Les Bleed de Dimitri Nasrallah : le pouvoir, la trahison et la mort

Les Bleed est un roman de Dimitri Nasrallah traduit — de l’anglais — en français par Daniel Grenier et publié aux Éditions La Peuplade en 2018. L’écrivain d’origine libanaise y raconte l’histoire d’une dynastie qui, se partageant le pouvoir de père en fils sous le voile d’une démocratie qui n’en est pas une, voit son hégémonie voler en éclats à la suite d’une conspiration savamment organisée.

C’est compliqué. Je suis le troisième de ma lignée familiale à devenir président. C’est une posture trop familière. J’accepte les conséquences, je ne suis pas quelqu’un de dépressif ou de stressé, mais est-ce que tu sais à quel point c’est dur d’être en compétition avec l’histoire entière de ton pays ? Mon grand-père, qui a été au pouvoir pendant dix-sept ans, a nommé la nation. Mon père l’a remplacé et a régné pendant vingt-neuf ans. Et aujourd’hui, c’est à moi de me débrouiller avec la mondialisation et tout le reste.

Après Franco Bleed (le grand-père) et Mustafa Bleed (le père), c’est au tour de Vadim Bleed de diriger le pays. Alors que son père est victime d’une crise cardiaque, et vu son âge avancé, il est celui qui doit de fait diriger la présidence. Ce, pour préserver les intérêts des Bleed, les privilèges de l’entourage et les profits des Américains qui exploitent le sous-sol du pays depuis des décennies. Vadim Bleed accepte cette proposition malgré lui, mais à 32 ans lorsqu’il prend la tête du « pays des Bleed », il n’est pas prêt à abandonner le train de vie luxueux qu’il a toujours mené. Il n’est pas prêt à être l’homme responsable et rigide que son père souhaite tant voir ; de se défaire de ses vieilles habitudes libertines : sorties nocturnes où le vin et la drogue sont consommés sans relâche, des voyages répétés en jet privé hors du pays, etc. Il n’est surtout pas prêt, également, à vivre sous la coupole de son géniteur qui, épris de pouvoir, voudrait continuer à diriger le pays selon ses propres convictions, par l’entremise de son fils.
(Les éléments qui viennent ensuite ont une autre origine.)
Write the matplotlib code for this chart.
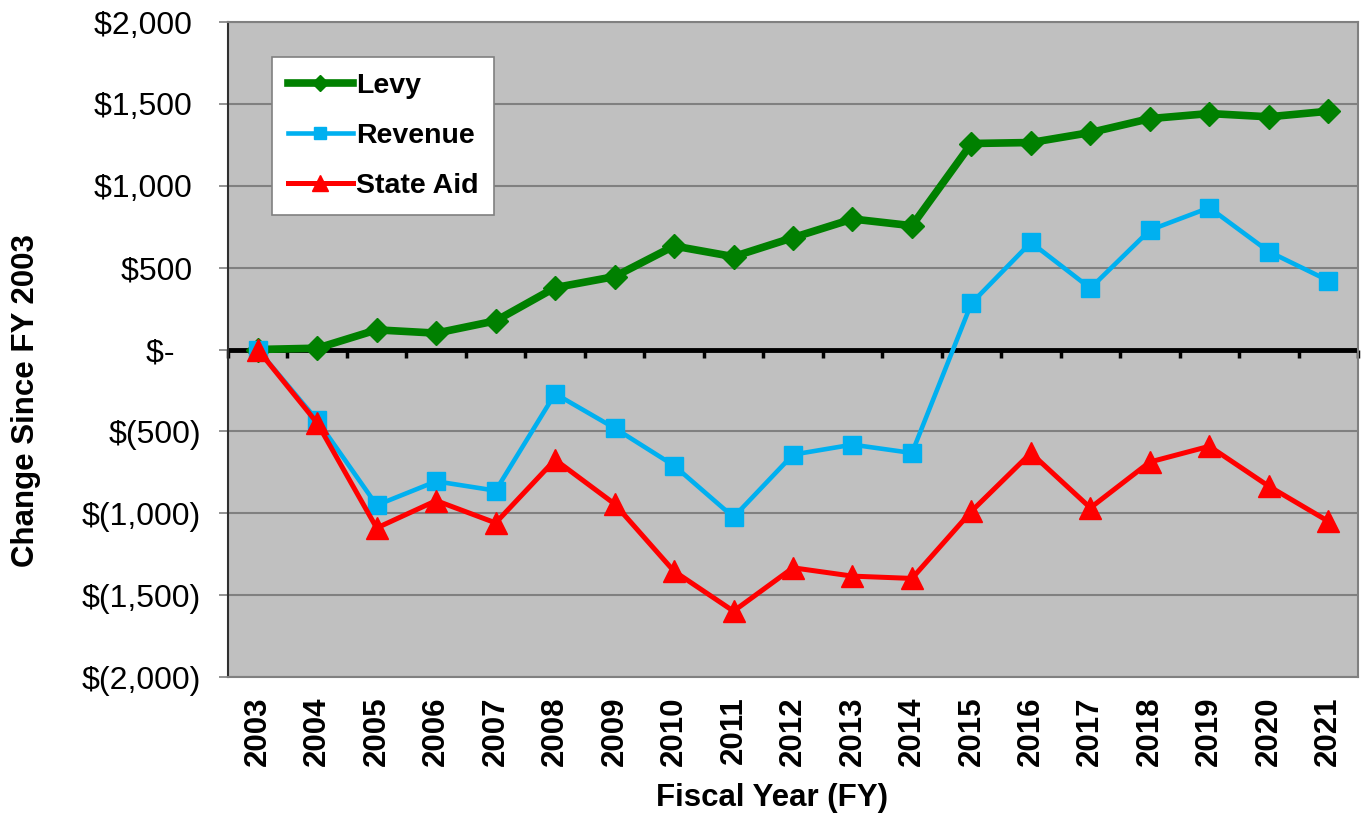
import numpy as np
import matplotlib
matplotlib.use("Agg")
import matplotlib.pyplot as plt

# Data (change since FY 2003, dollars)
years = ["2003", "2004", "2005", "2006", "2007", "2008", "2009", "2010", "2011", "2012",
         "2013", "2014", "2015", "2016", "2017", "2018", "2019", "2020", "2021"]
levy = [0, 8, 120, 100, 175, 378, 445, 632, 567, 683,
        797, 756, 1258, 1264, 1325, 1410, 1441, 1421, 1455]
revenue = [0, -433, -951, -805, -862, -270, -480, -709, -1024, -642,
           -581, -632, 282, 654, 374, 729, 866, 598, 421]
state_aid = [0, -449, -1090, -923, -1059, -673, -943, -1354, -1598, -1333,
             -1384, -1398, -988, -632, -967, -687, -591, -835, -1049]
y_ticks = [2000, 1500, 1000, 500, 0, -500, -1000, -1500, -2000]

plt.rcParams["font.family"] = ["Liberation Sans", "DejaVu Sans"]

W, H = 1363, 817
fig = plt.figure(figsize=(W / 100, H / 100), dpi=100)
ax = fig.add_axes([228 / W, 1 - 677 / H, 1130 / W, 655 / H])
ax.set_facecolor("#C0C0C0")

x = np.arange(len(years))

# gridlines and zero axis
for v in y_ticks:
    ax.axhline(v, color="#808080", lw=1.5, zorder=1)
ax.axhline(0, color="black", lw=3.5, zorder=2)
ax.plot(np.arange(len(years) + 1) - 0.5, np.zeros(len(years) + 1), ls="none",
        marker=3, ms=6, mew=2.5, color="black", zorder=2, clip_on=False)

ax.plot(x, levy, color="#008000", lw=5.5, marker="D", ms=12, label="Levy", zorder=3)
ax.plot(x, revenue, color="#00B0F0", lw=3.3, marker="s", ms=13, label="Revenue", zorder=4)
ax.plot(x, state_aid, color="#FF0000", lw=3.6, marker="^", ms=16, label="State Aid", zorder=5)

ax.set_xlim(-0.5, len(years) - 0.5)
ax.set_ylim(-2000, 2000)


def fmt(v):
    if v == 0:
        return "$-   "
    if v < 0:
        return "$({:,})".format(-v)
    return "${:,} ".format(v)


ax.set_yticks(y_ticks)
ax.set_yticklabels([fmt(v) for v in y_ticks], fontsize=23)
ax.tick_params(axis="y", direction="out", length=6.5, width=1.2, color="#808080", pad=13)
ax.set_xticks(x)
ax.set_xticklabels(years, rotation=90, fontsize=22.5, fontweight="bold")
ax.tick_params(axis="x", length=0, pad=14)

for side in ["top", "right", "bottom"]:
    ax.spines[side].set_color("#808080")
    ax.spines[side].set_linewidth(1.5)
ax.spines["left"].set_color("#303030")
ax.spines["left"].set_linewidth(1.5)

fig.text(26 / W, 1 - 401 / H, "Change Since FY 2003", rotation=90, ha="center", va="center",
         fontsize=22.5, fontweight="bold")
fig.text(772 / W, 1 - 798 / H, "Fiscal Year (FY)", ha="center", va="center",
         fontsize=22.5, fontweight="bold")

leg = ax.legend(loc="upper left", bbox_to_anchor=(44 / 1130, (677 - 57) / 655),
                borderaxespad=0, fancybox=False, framealpha=1, edgecolor="#808080",
                prop={"weight": "bold", "size": 20.5}, handlelength=2.3, handletextpad=0.1,
                labelspacing=0.85, borderpad=0.55, markerscale=0.7)
leg.get_frame().set_linewidth(1.2)
leg.set_zorder(10)

fig.savefig("out.png", dpi=100)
Mustafa Bleed ne vit que pour le pouvoir. Il ne compte rien lâcher malgré ses quatre-vingt-deux ans. Pour lui, Mahbad c’est « le pays des Bleed ». D’ailleurs, plusieurs lieux publics portent ce nom, en l’occurrence l’aéroport international Bleed. Cette nation a été bâtie par son père, son idole qu’il vénère comme un dieu, dommage que Vadim ne fasse pas autant pour lui. Il est donc impensable qu’une autre personne, en dehors des Bleed, soit à la tête de Mahbad. Malgré les revendications de la population qui se plaint du chômage alarmant, de l’inflation des produits de première nécessité ainsi que de la pauvreté, Bleed le père n’entend pas s’éloigner du pouvoir. La solution est simple : il faut éliminer tous ceux qui se révoltent et mettre de côté son fils, qui brille par une indolence irritante, à son profit.
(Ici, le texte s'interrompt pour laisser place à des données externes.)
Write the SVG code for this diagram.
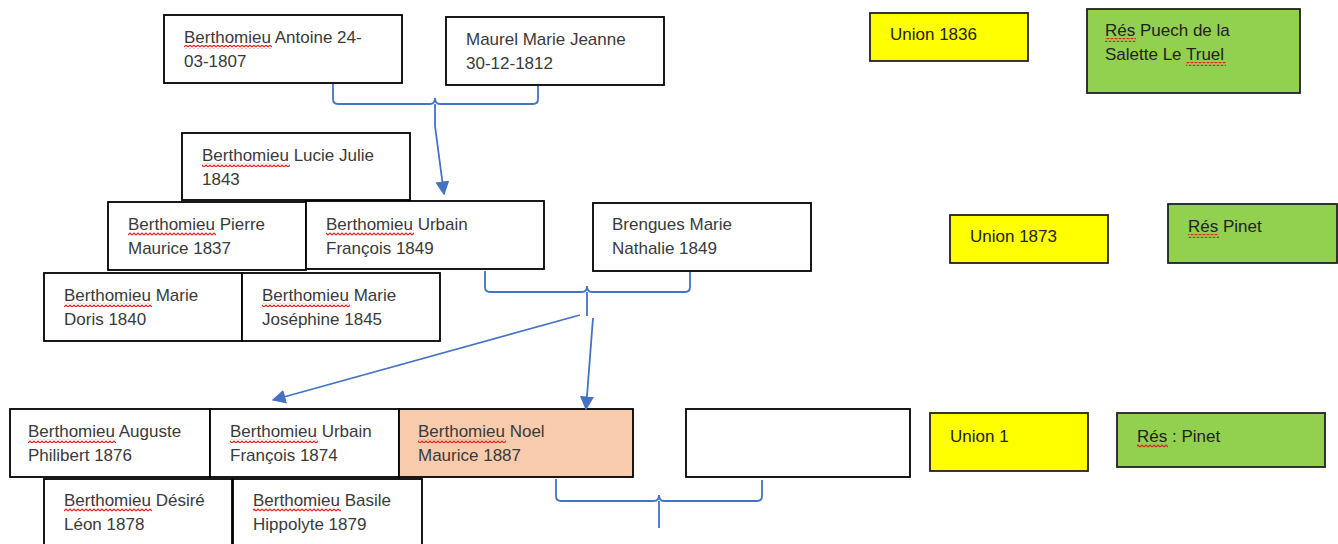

 Alors envoyez un message clair. Écrasez cette révolte absurde et qu’on mette nos plans en marche. Cessez de tergiverser. Trouvez un moyen d’arrêter Bolchoï, enfermez cette docteure qui parle trop pour son propre bien, exécutez-les sur la place publique et annoncez mon retour à la présidence pour assurer l’intérim. Le pouvoir par la force, Constantin. La force est l’unique solution pour briser leur élan.

Les relations ne sont pas moins conflictuelles entre Vadim Bleed et son père. La presse en parle. Il ne porte pas son père dans son cœur à cause de tous les sévices qu’il a fait subir à son peuple, pendant les vingt-neuf ans qu’il a passés au pouvoir. Aussi, il est trop présent dans la gestion des affaires courantes du pays depuis le début du mandat de son fils. Ayant pris conscience que l’élection en cours pour son deuxième mandat est en train de lui échapper, et même des intentions de son père de fomenter un stratagème pour revenir au pouvoir malgré son âge avancé, Vadim Bleed ne voit aucun mal à l’enlèvement dont est victime son père, le tout-puissant, qui sera ensuite assassiné.
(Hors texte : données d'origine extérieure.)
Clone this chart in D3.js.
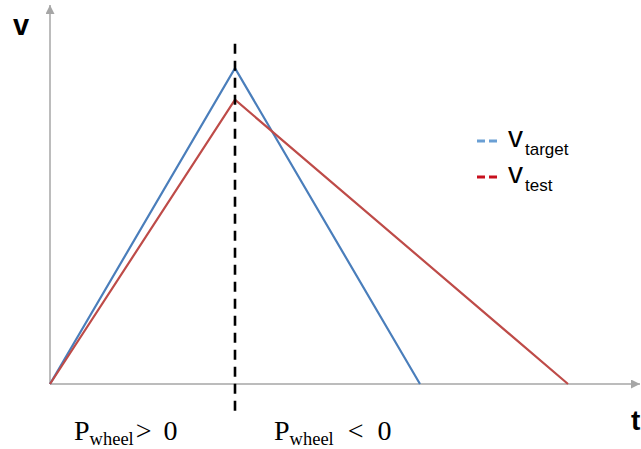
<!DOCTYPE html>
<html><head><meta charset="utf-8">
<script src="https://cdn.jsdelivr.net/npm/d3@7"></script>
<style>body{margin:0;background:#fff}svg{display:block}</style>
</head><body>
<svg id="c" width="641" height="449"></svg>
<script>
const timePoints = ["start", "switch", "stop"];
const targetT = [0, 5, 10];
const targetV = [0, 10, 0];
const testT = [0, 5, 14];
const testV = [0, 9, 0];
const switchT = 5;
const seriesNames = ["target", "test"];
const regionOps = [">", "<"];
const regionVals = ["0", "0"];

const svg = d3.select("#c");
const x = d3.scaleLinear().domain([0, 16]).range([50, 642]);
const y = d3.scaleLinear().domain([0, 12]).range([384, 5]);

const defs = svg.append("defs");
defs.append("marker").attr("id", "arr").attr("viewBox", "0 0 10 10")
  .attr("refX", 10).attr("refY", 5).attr("markerWidth", 9).attr("markerHeight", 9)
  .attr("markerUnits", "userSpaceOnUse").attr("orient", "auto")
  .append("path").attr("d", "M0,0L10,5L0,10Z").attr("fill", "#a6a6a6");

// axes
svg.append("line").attr("x1", x(0)).attr("y1", y(0)).attr("x2", 640).attr("y2", y(0))
  .attr("stroke", "#a6a6a6").attr("stroke-width", 1.5).attr("marker-end", "url(#arr)");
svg.append("line").attr("x1", x(0)).attr("y1", y(0)).attr("x2", x(0)).attr("y2", y(12))
  .attr("stroke", "#a6a6a6").attr("stroke-width", 1.5).attr("marker-end", "url(#arr)");

const line = d3.line().x(d => x(d[0])).y(d => y(d[1]));
const colors = {target: "#4a7ebb", test: "#be4b48"};
svg.append("path").datum(targetT.map((t, i) => [t, targetV[i]]))
  .attr("d", line).attr("fill", "none").attr("stroke", colors.target).attr("stroke-width", 2.2);
svg.append("path").datum(testT.map((t, i) => [t, testV[i]]))
  .attr("d", line).attr("fill", "none").attr("stroke", colors.test).attr("stroke-width", 2.2);

// dashed switch line
svg.append("line").attr("x1", x(switchT)).attr("x2", x(switchT))
  .attr("y1", y(10.77)).attr("y2", y(-1.07))
  .attr("stroke", "#000").attr("stroke-width", 2.6).attr("stroke-dasharray", "10,7");

// axis labels
svg.append("text").attr("x", 13).attr("y", 35).text("v")
  .attr("font-family", "Liberation Sans, Arial, sans-serif").attr("font-weight", "bold").attr("font-size", 29);
svg.append("text").attr("x", 631).attr("y", 430).text("t")
  .attr("font-family", "Liberation Sans, Arial, sans-serif").attr("font-weight", "bold").attr("font-size", 28);

// legend
const legColors = {target: "#6a9fd4", test: "#c8101e"};
const leg = svg.append("g");
seriesNames.forEach((n, i) => {
  const yy = 141 + i * 36;
  leg.append("line").attr("x1", 477).attr("x2", 497).attr("y1", yy).attr("y2", yy)
    .attr("stroke", legColors[n]).attr("stroke-width", 3).attr("stroke-dasharray", "8,4");
  const t = leg.append("text").attr("x", 508).attr("y", yy + 6)
    .attr("font-family", "Liberation Sans, Arial, sans-serif").attr("font-size", 30).attr("fill", "#000");
  t.append("tspan").text("v");
  t.append("tspan").attr("font-size", 17).attr("dy", 8).attr("dx", 2).text(n);
});

// region labels
[[74, 0, 2, 12], [274, 1, 14, 14]].forEach(([px, i, gap1, gap2]) => {
  const t = svg.append("text").attr("x", px).attr("y", 440)
    .attr("font-family", "Liberation Serif, Times New Roman, serif").attr("font-size", 28).attr("fill", "#000");
  t.append("tspan").text("P");
  t.append("tspan").attr("font-size", 18.5).attr("dy", 5).text("wheel");
  t.append("tspan").attr("dy", -5).attr("dx", gap1).text(regionOps[i]);
  t.append("tspan").attr("dx", gap2).text(regionVals[i]);
});
</script>
</body></html>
Il faut dire que Vadim Bleed lutte contre de vieux démons. Il est tourmenté depuis l’enfance et essaie de trouver l’équilibre dans la drogue et l’alcool. Le président sortant de Mahbad est issu d’une union arrangée, presque imposée, par les géniteurs de son père et de sa mère, laquelle union s’effondrera aussi rapidement qu’elle s’était construite. L’union n’était pas à la hauteur d’aucune des attentes respectives des deux, affirme son père. Enfant unique de ce couple qui se sépare pendant qu’il était nourrisson, il ne connaîtra ni la tendresse maternelle ni l’affection paternelle. L’absence de sa mère lui sera fortement préjudiciable, en dépit du luxe grandiloquent dans lequel son père n’a cessé de le plonger – en lui offrant des « jouets » : jet privé et voitures luxueuses à l’adolescence. Elle aura de lourdes répercussions sur sa vie, de son enfance jusqu’à son âge adulte. Cela s’explique par les frasques à répétition qui ont émaillé son parcours, lesquelles ont toujours été camouflées grâce à son statut de fils du président Bleed.

À partir de l’âge de quatre ans, l’année où mon père a été assassiné, Vadim a été envoyé dans les meilleurs internats du monde : Arabie saoudite, Suisse, Norvège, Japon. Il s’est fait expulser de chacun d’eux. Les directeurs se plaignaient de son indifférence, de son insolence, de sa propension à rêvasser et de son mépris des conséquences .

De ce fait, Vadim n’a pas le profil d’un Chef d’État, encore moins la poigne qui caractérisait son grand-père et ensuite son père. Pourtant accepté au début par le peuple, grâce notamment à sa casquette de champion de Formule 1 et de ses allures d’homme intelligent, Vadim se montre de plus en plus désinvolte et désintéressé par la gestion du pays, un héritage pourtant précieux. Le vase se remplit lorsque, après l’élection pour son second mandat, il s’absente une fois de plus alors que l’opposition arrive en tête des votes et il faut monter un stratagème pour qu’il s’en sorte vainqueur. C’est ainsi que le complot ficelé par l’homme de main de son père, devenu également le sien, par ailleurs Général de l’armée et chef de la sécurité intérieure. Lequel complot aboutira à la chute du régime Bleed qui durait depuis un demi-siècle déjà. Après son père, Vadim Bleed est également assassiné par le chef de la sécurité intérieure, Benini, qui s’impose comme président intérimaire jusqu’à l’organisation des prochaines élections.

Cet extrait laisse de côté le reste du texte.